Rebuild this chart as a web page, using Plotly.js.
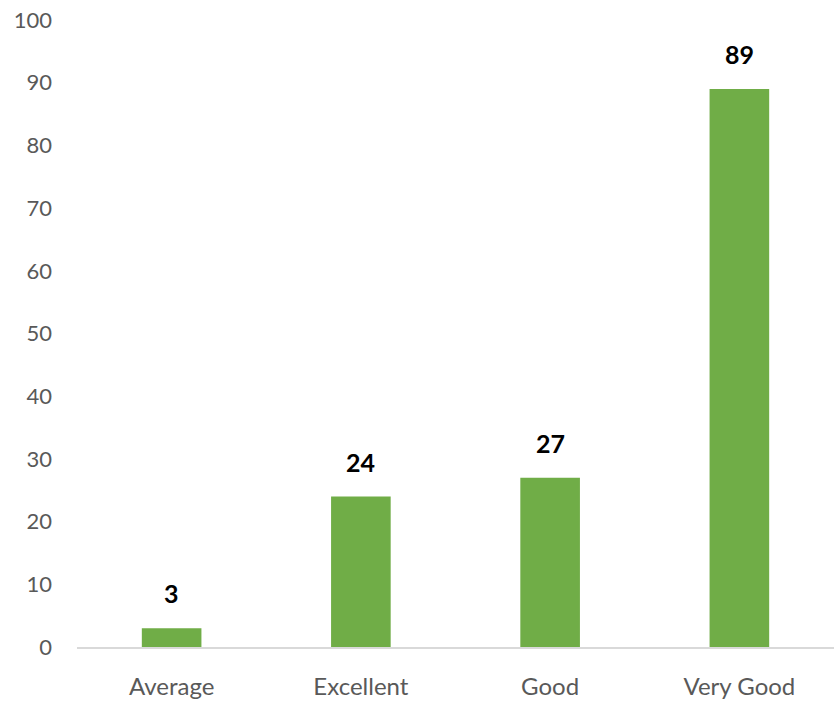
<!DOCTYPE html>
<html>
<head>
<meta charset="utf-8">
<script src="https://cdn.plot.ly/plotly-3.0.1.min.js"></script>
<style>html,body{margin:0;padding:0;background:#fff;}#chart{width:834px;height:705px;}</style>
</head>
<body>
<div id="chart"></div>
<script>
const categories = ["Average", "Excellent", "Good", "Very Good"];
const values = [3, 24, 27, 89];
const yTicks = [0, 10, 20, 30, 40, 50, 60, 70, 80, 90, 100];

const FONT = 'Lato, "Open Sans", sans-serif';

Plotly.newPlot('chart', [{
  type: 'bar',
  x: categories,
  y: values,
  width: 0.315,
  marker: {color: '#70AD47'},
  hoverinfo: 'none'
}], {
  width: 834, height: 705,
  margin: {l: 77, r: 0, t: 20, b: 58},
  paper_bgcolor: '#ffffff', plot_bgcolor: '#ffffff',
  showlegend: false,
  font: {family: FONT, color: '#595959'},
  annotations: categories.map((c, i) => ({
    x: c, y: values[i], xref: 'x', yref: 'y',
    text: String(values[i]), showarrow: false,
    yanchor: 'bottom', yshift: 18,
    font: {family: FONT, size: 25, color: '#000000', weight: 'bold'}
  })),
  xaxis: {
    type: 'category',
    range: [-0.5, 3.5],
    showgrid: false,
    showline: true, linecolor: '#D9D9D9', linewidth: 2,
    ticks: '', ticklabelstandoff: 17,
    tickfont: {family: FONT, size: 24, color: '#595959'},
    zeroline: false, fixedrange: true
  },
  yaxis: {
    range: [0, 100],
    tickvals: yTicks,
    ticktext: yTicks.map(String),
    showgrid: false, zeroline: false, showline: false,
    ticks: '', ticklabelstandoff: 24,
    tickfont: {family: FONT, size: 22, color: '#595959'},
    fixedrange: true
  }
}, {staticPlot: true, displayModeBar: false});
</script>
</body>
</html>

++++++++++++++++++++

Exclude every picture and copy the remaining data exactly.

▶ _SOLUTION TO THIS TASK_:
Rebuild this chart as a web page, using Plotly.js.
<!DOCTYPE html>
<html>
<head>
<meta charset="utf-8">
<script src="https://cdn.plot.ly/plotly-3.0.1.min.js"></script>
<style>html,body{margin:0;padding:0;background:#fff;}#chart{width:834px;height:705px;}</style>
</head>
<body>
<div id="chart"></div>
<script>
const categories = ["Average", "Excellent", "Good", "Very Good"];
const values = [3, 24, 27, 89];
const yTicks = [0, 10, 20, 30, 40, 50, 60, 70, 80, 90, 100];

const FONT = 'Lato, "Open Sans", sans-serif';

Plotly.newPlot('chart', [{
  type: 'bar',
  x: categories,
  y: values,
  width: 0.315,
  marker: {color: '#70AD47'},
  hoverinfo: 'none'
}], {
  width: 834, height: 705,
  margin: {l: 77, r: 0, t: 20, b: 58},
  paper_bgcolor: '#ffffff', plot_bgcolor: '#ffffff',
  showlegend: false,
  font: {family: FONT, color: '#595959'},
  annotations: categories.map((c, i) => ({
    x: c, y: values[i], xref: 'x', yref: 'y',
    text: String(values[i]), showarrow: false,
    yanchor: 'bottom', yshift: 18,
    font: {family: FONT, size: 25, color: '#000000', weight: 'bold'}
  })),
  xaxis: {
    type: 'category',
    range: [-0.5, 3.5],
    showgrid: false,
    showline: true, linecolor: '#D9D9D9', linewidth: 2,
    ticks: '', ticklabelstandoff: 17,
    tickfont: {family: FONT, size: 24, color: '#595959'},
    zeroline: false, fixedrange: true
  },
  yaxis: {
    range: [0, 100],
    tickvals: yTicks,
    ticktext: yTicks.map(String),
    showgrid: false, zeroline: false, showline: false,
    ticks: '', ticklabelstandoff: 24,
    tickfont: {family: FONT, size: 22, color: '#595959'},
    fixedrange: true
  }
}, {staticPlot: true, displayModeBar: false});
</script>
</body>
</html>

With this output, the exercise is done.